I used a Bray-Curtis dissimilarity transformation and generated a non-parametric multidimensional scaling analysis (nMDS - non-metric MDS both finds a non-parametric monotonic relationship between the dissimilarities in the item-item matrix and the Euclidean distance between items, and the location of each item in the low-dimensional space using isotonic regression) and found that the grain assessments grouped out separately from each other. This means that the grain patterns and edge rendition were all statistically different from each other among and between the groups - essentially this means that the grain size and pattern and edge rendition differ both at a given concentration and between dilutions, but not the film speed or curve. The difference at a given sulfite concentration was very interesting, the dilution effect was something I expected.
I then wet printed examples across the samples on Fomaspeed Variant III and developed them all with standard time and agitation in Dektol 1+2. You can see differences in edge rendition and grain patterns.
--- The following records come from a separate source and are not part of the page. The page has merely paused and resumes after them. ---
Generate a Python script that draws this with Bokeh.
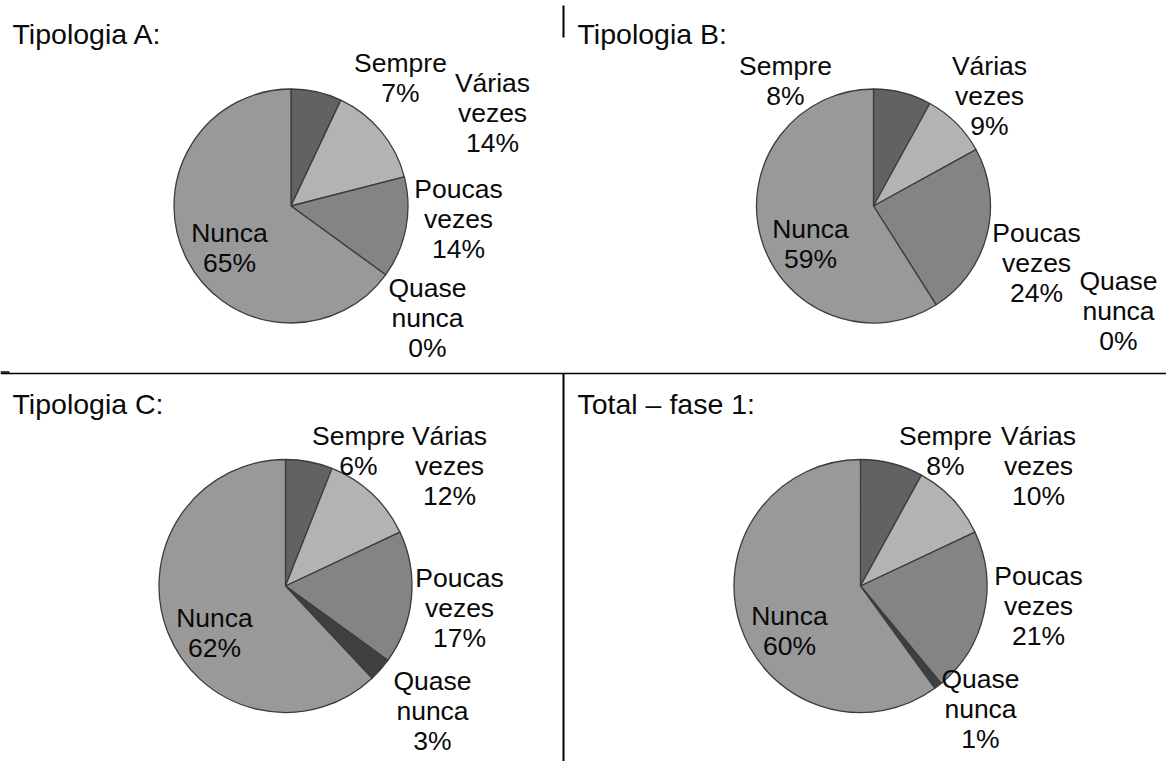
import math

from bokeh.plotting import figure
from bokeh.models import Range1d
from bokeh.core.properties import value
from bokeh.embed import file_html
from bokeh.resources import INLINE

# ---- data -------------------------------------------------------------
categories = ["Sempre", "Várias vezes", "Poucas vezes", "Quase nunca", "Nunca"]
tipologia_a = [7, 14, 14, 0, 65]
tipologia_b = [8, 9, 24, 0, 59]
tipologia_c = [6, 12, 17, 3, 62]
total_fase1 = [8, 10, 21, 1, 60]
panel_titles = ["Tipologia A:", "Tipologia B:", "Tipologia C:", "Total – fase 1:"]
panel_values = [tipologia_a, tipologia_b, tipologia_c, total_fase1]

# ---- styling / layout (pixel positions measured from the top-left) ----
W, H = 1166, 761
slice_colors = ["#626262", "#b3b3b3", "#848484", "#3f3f3f", "#999999"]
FONT = value("Liberation Sans")
LABEL_SIZE = "26.5px"
TITLE_SIZE = "28.5px"
LINE_STEP = 30

panel_layout = [
    dict(cx=290.5, cy=205.5, r=117, title_xy=(12, 33),
         labels=[(400, 62), (492, 82), (458, 188), (427, 287), (229, 232)]),
    dict(cx=873, cy=205.5, r=117, title_xy=(577, 33),
         labels=[(785, 65), (989, 65), (1036, 232), (1118, 280), (810, 228)]),
    dict(cx=285, cy=585.5, r=126.5, title_xy=(12, 403),
         labels=[(358, 435), (449, 435), (459, 577), (432, 680), (214, 617)]),
    dict(cx=860, cy=585.5, r=126.5, title_xy=(577, 403),
         labels=[(945, 435), (1038, 435), (1038, 575), (980, 678), (789, 615)]),
]


def fy(y_top):
    """Convert a top-down pixel row into the plot's upward y coordinate."""
    return H - y_top


p = figure(width=W, height=H, x_range=Range1d(0, W), y_range=Range1d(0, H),
           toolbar_location=None, output_backend="svg", min_border=0,
           x_axis_type=None, y_axis_type=None)
p.grid.visible = False
p.outline_line_color = None
p.background_fill_color = "white"
p.border_fill_color = "white"

for title, vals, lay in zip(panel_titles, panel_values, panel_layout):
    total = float(sum(vals))
    cum = 0.0
    xs, ys, starts, ends, fills = [], [], [], [], []
    for v, col in zip(vals, slice_colors):
        a0 = math.pi / 2 - 2 * math.pi * cum / total
        cum += v
        a1 = math.pi / 2 - 2 * math.pi * cum / total
        if v <= 0:
            continue
        xs.append(lay["cx"])
        ys.append(fy(lay["cy"]))
        starts.append(a0)
        ends.append(a1)
        fills.append(col)
    p.wedge(x=xs, y=ys, radius=lay["r"], start_angle=starts, end_angle=ends,
            direction="clock", fill_color=fills, line_color="#3c3c3c",
            line_width=1.3)

    # slice labels: category words on separate lines, then the percentage
    lx, ly, lt = [], [], []
    for cat, v, (ax, ay) in zip(categories, vals, lay["labels"]):
        lines = cat.split() + [f"{v}%"]
        for k, line in enumerate(lines):
            lx.append(ax)
            ly.append(fy(ay + k * LINE_STEP))
            lt.append(line)
    p.text(x=lx, y=ly, text=lt, text_font=FONT, text_font_size=LABEL_SIZE,
           text_align="center", text_baseline="middle", text_color="#0a0a0a")

    tx, ty = lay["title_xy"]
    p.text(x=[tx], y=[fy(ty)], text=[title], text_font=FONT,
           text_font_size=TITLE_SIZE, text_align="left",
           text_baseline="alphabetic", text_color="#0a0a0a")

# separator rules between the four panels
p.segment(x0=[0], y0=[fy(373)], x1=[W], y1=[fy(373)], line_color="black",
          line_width=1.5)
p.segment(x0=[0], y0=[fy(371.5)], x1=[9], y1=[fy(371.5)], line_color="black",
          line_width=1.5)
p.segment(x0=[563, 563], y0=[fy(5), fy(373)], x1=[563, 563], y1=[fy(37), fy(H)],
          line_color="black", line_width=2)

open("out.html", "w").write(file_html(p, INLINE))
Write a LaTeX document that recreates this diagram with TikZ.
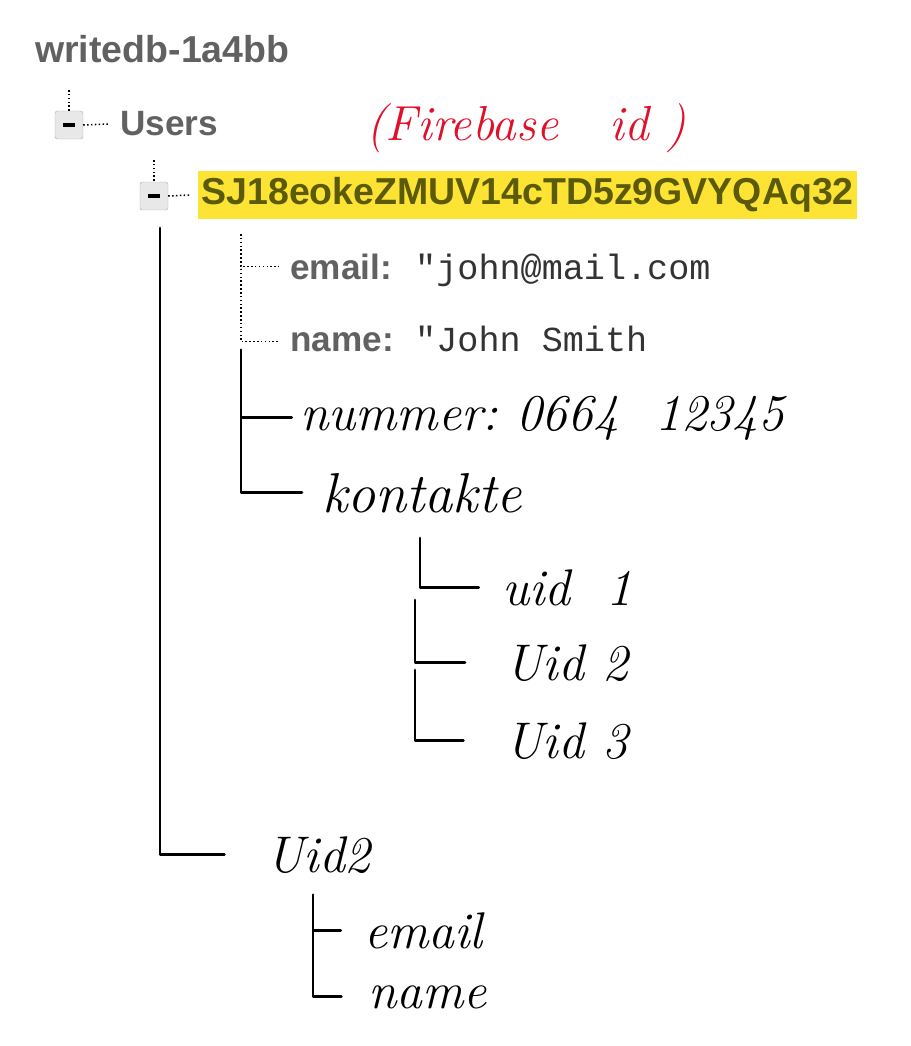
\documentclass[tikz,border=0pt]{standalone}
\usepackage{fontspec}
\newfontfamily\uifont{Liberation Sans}
\newfontfamily\codefont{Liberation Mono}
\usetikzlibrary{positioning}
\definecolor{uigray}{HTML}{616161}
\definecolor{keyolive}{HTML}{5A5A08}
\definecolor{hilite}{HTML}{FCE334}
\definecolor{boxgray}{HTML}{E8E8E8}
\definecolor{inkred}{HTML}{E0102A}

\begin{document}
\begin{tikzpicture}[x=0.03cm, y=-0.03cm,
  ui/.style={anchor=base west, inner sep=0pt, font=\uifont\bfseries\fontsize{30}{32}\selectfont, text=uigray},
  val/.style={anchor=base west, inner sep=0pt, font=\codefont\fontsize{30}{32}\selectfont, text=black!80},
  hand/.style={anchor=base west, inner sep=0pt, font=\itshape\fontsize{44}{48}\selectfont},
  minus/.style={draw=gray!60, fill=boxgray, rounded corners=2pt, minimum size=0.84cm, inner sep=0pt},
  dots/.style={dotted, line width=1.3pt},
  ink/.style={line width=2.4pt, line cap=round, line join=round}]
\useasboundingbox (0,0) rectangle (910,1046);
% database root
\node[ui, font=\uifont\bfseries\fontsize{32}{34}\selectfont] (root) at (35,63) {writedb-1a4bb};
% Users
\coordinate (top1) at (69,90);
\node[minus] (box1) at (69,125) {};
\draw[line width=3pt] ([xshift=-0.17cm]box1.center) -- ([xshift=0.17cm]box1.center);
\node[ui, anchor=west] (users) at (120,124) {Users};
\draw[dots] (top1) -- (box1.north);
\draw[dots] (box1.east) -- ([xshift=-0.35cm]users.west);
\node[text=inkred, font=\itshape\fontsize{42}{46}\selectfont, anchor=west, inner sep=0pt] (fbid) at (366,128) {(Firebase\ \ \ id\ )};
% user key
\coordinate (top2) at (154,160);
\node[minus] (box2) at (154,196) {};
\draw[line width=3pt] ([xshift=-0.17cm]box2.center) -- ([xshift=0.17cm]box2.center);
\node[fill=hilite, anchor=west, inner xsep=0.1cm, inner ysep=0.2cm, font=\uifont\bfseries\fontsize{32}{34}\selectfont, text=keyolive] (uid) at (198,195) {SJ18eokeZMUV14cTD5z9GVYQAq32};
\draw[dots] (top2) -- (box2.north);
\draw[dots] (box2.east) -- ([xshift=-0.25cm]uid.west);
% fields
\coordinate (top3) at (241,234);
\node[ui] (email) at (290,279) {email:};
\node[val] (emailv) at (415,279) {"john@mail.com};
\node[ui] (name) at (290,351) {name:};
\node[val] (namev) at (415,351) {"John Smith};
\draw[dots] (top3) |- ([xshift=-0.35cm]email.west);
\draw[dots] (top3) |- ([xshift=-0.35cm]name.west);
% handwritten fields
\coordinate (top4) at (241,350);
\node[hand] (num) at (300,430) {nummer:\ 0664\ \ 12345};
\node[hand, font=\itshape\fontsize{48}{52}\selectfont] (kont) at (322,512) {kontakte};
\draw[ink] (top4) |- ([xshift=-0.25cm]num.west);
\draw[ink] (top4) |- ([xshift=-0.6cm]kont.west);
% contacts
\coordinate (top5) at (420,538);
\coordinate (top6) at (415,600);
\coordinate (top7) at (415,670);
\node[hand] (c1) at (502,605) {uid\ \ 1};
\node[hand] (c2) at (505,680) {Uid\ 2};
\node[hand] (c3) at (505,758) {Uid\ 3};
\draw[ink] (top5) |- ([xshift=-0.7cm]c1.west);
\draw[ink] (top6) |- ([xshift=-1.2cm]c2.west);
\draw[ink] (top7) |- ([xshift=-1.25cm]c3.west);
% second user
\coordinate (top8) at (160,228);
\node[hand] (user2) at (266,872) {Uid2};
\draw[ink] (top8) |- ([xshift=-1.25cm]user2.west);
\coordinate (top9) at (313,895);
\node[hand] (email2) at (364,948) {email};
\node[hand] (name2) at (368,1008) {name};
\draw[ink] (top9) |- ([xshift=-0.7cm]email2.west);
\draw[ink] (top9) |- ([xshift=-0.8cm]name2.west);
\end{tikzpicture}
\end{document}
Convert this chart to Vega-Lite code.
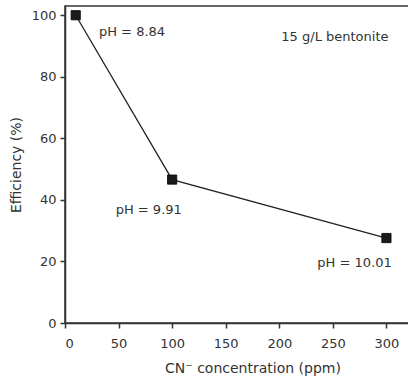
{
  "$schema": "https://vega.github.io/schema/vega-lite/v6.json",
  "width": 345,
  "height": 317,
  "autosize": {"type": "none"},
  "padding": {"left": 65, "top": 6, "right": 0, "bottom": 62},
  "background": "white",
  "config": {
    "font": "DejaVu Sans",
    "view": {"stroke": "#333", "strokeWidth": 1.5},
    "axis": {
      "grid": false,
      "domainColor": "#333",
      "domainWidth": 1.5,
      "tickColor": "#333",
      "tickWidth": 1.5,
      "tickSize": 5,
      "labelFont": "DejaVu Sans",
      "labelFontSize": 13,
      "labelColor": "#333",
      "titleFont": "DejaVu Sans",
      "titleFontSize": 14,
      "titleFontWeight": "normal",
      "titleColor": "#333"
    }
  },
  "layer": [
    {
      "data": {"values": [
        {"conc": 10, "eff": 100},
        {"conc": 100, "eff": 46.6},
        {"conc": 300, "eff": 27.6}
      ]},
      "mark": {"type": "line", "color": "#222", "strokeWidth": 1.3},
      "encoding": {
        "x": {"field": "conc", "type": "quantitative",
          "scale": {"domain": [0, 322], "nice": false},
          "axis": {"values": [0, 50, 100, 150, 200, 250, 300], "title": "CN⁻ concentration (ppm)", "labelPadding": 9, "titlePadding": 11, "titleX": 187.5}},
        "y": {"field": "eff", "type": "quantitative",
          "scale": {"domain": [0, 103], "nice": false},
          "axis": {"values": [0, 20, 40, 60, 80, 100], "title": "Efficiency (%)", "labelPadding": 4, "titlePadding": 8}}
      }
    },
    {
      "data": {"values": [
        {"conc": 10, "eff": 100},
        {"conc": 100, "eff": 46.6},
        {"conc": 300, "eff": 27.6}
      ]},
      "mark": {"type": "point", "shape": "square", "filled": true, "size": 85, "color": "#1a1a1a", "opacity": 1, "stroke": "#000", "strokeWidth": 0.8},
      "encoding": {
        "x": {"field": "conc", "type": "quantitative"},
        "y": {"field": "eff", "type": "quantitative"}
      }
    },
    {
      "data": {"values": [
        {"tx": 31.7, "ty": 94.7, "label": "pH = 8.84"},
        {"tx": 47.3, "ty": 36.8, "label": "pH = 9.91"},
        {"tx": 235.5, "ty": 19.5, "label": "pH = 10.01"},
        {"tx": 201.9, "ty": 93, "label": "15 g/L bentonite"}
      ]},
      "mark": {"type": "text", "align": "left", "baseline": "middle", "fontSize": 13, "font": "DejaVu Sans", "color": "#333"},
      "encoding": {
        "x": {"field": "tx", "type": "quantitative"},
        "y": {"field": "ty", "type": "quantitative"},
        "text": {"field": "label"}
      }
    }
  ]
}
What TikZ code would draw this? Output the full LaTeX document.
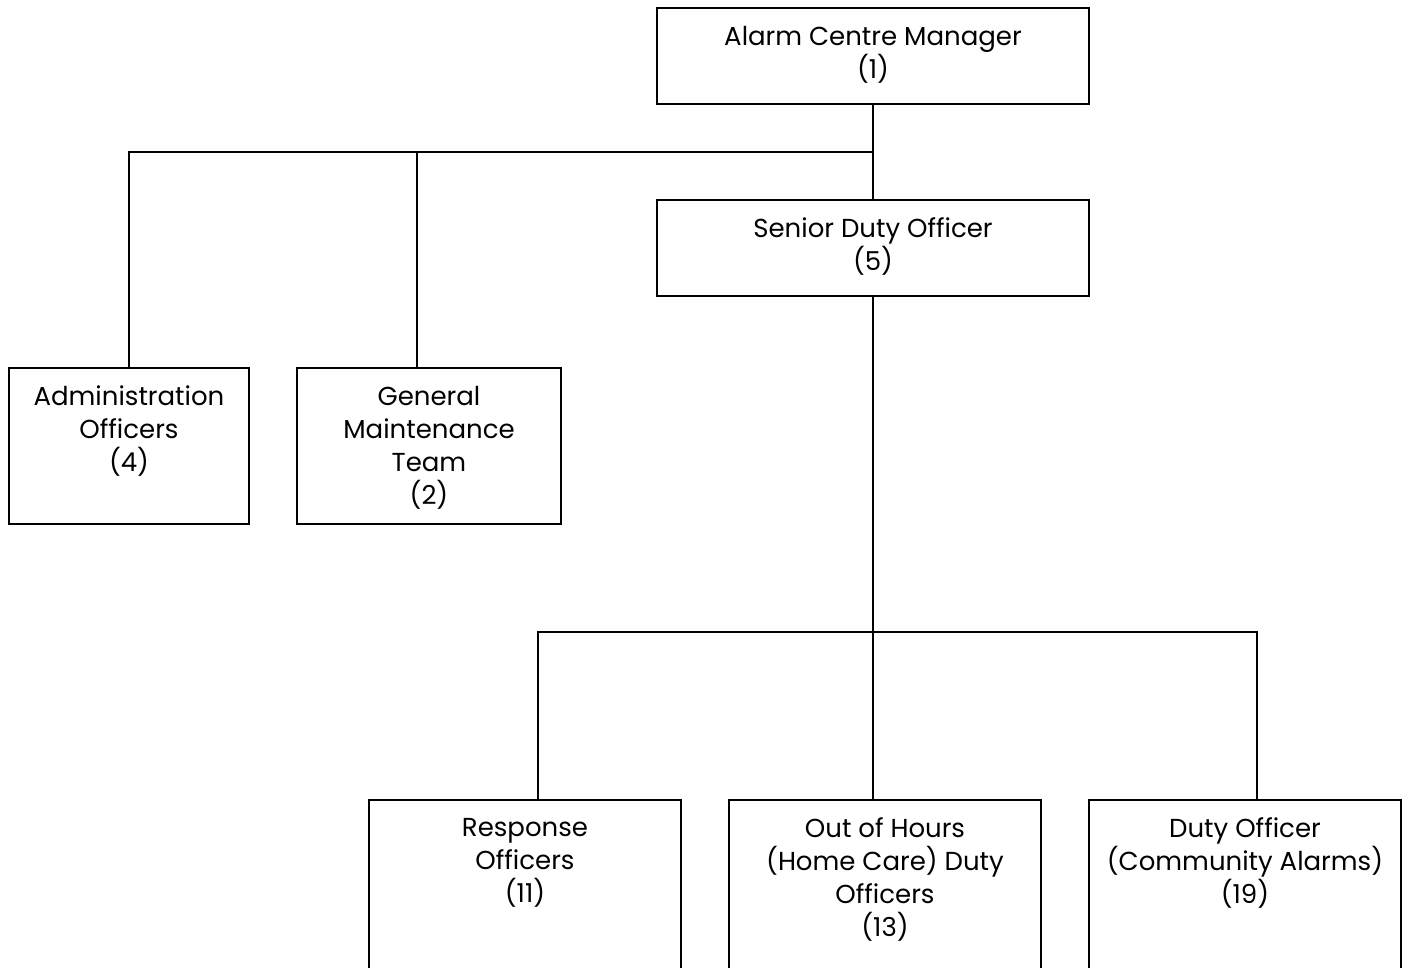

I then developed films and test strips in commercial Rodinal 1+25, 1+50 and 1+100 and obtained results that did not statistically differ from the previous experiment. This confirmed that my lab-brewed Rodinal is very close to the commercial product.
So what does sulfite do? It preserves the 4-aminophenol as it reduces exposed silver, allowing dilute Rodinal to develop silver effectively. This is reflected, visibly and measurably, in sharper edges and more highly clumped grain as the sulfite concentration is lowered. Why? I guess because local exhaustion occurs more quickly when the 4-aminophenol is less well preserved by sulfite. I have other data that shows that the effect of modifying agitation is about twice as apparent as changing sulfite concentration, but in normal developing, this means you can change the grain and edges more with more dilute Rodinal because the times are so much longer, giving you more opportunity to modify the agitation relative to the total development time.
Sulfite also is largely responsible for Rodinal's very long shelf life.
Next I am moving on to experimenting with ascorbate aminophenol formulae and what happens when you replace sulfite with ascorbate as Patrick Gainer recommends. I am also going to experiment with buffered 4-aminophenol developers that operate at less alkaline pH. I am also going to compare Rodinal with some other developers to see if all that acutance Rodinal is famous for is really there.
I'd like to try to publish this, but I don't think I can legally disseminate the Rodinal composition data. I'm looking into that right now.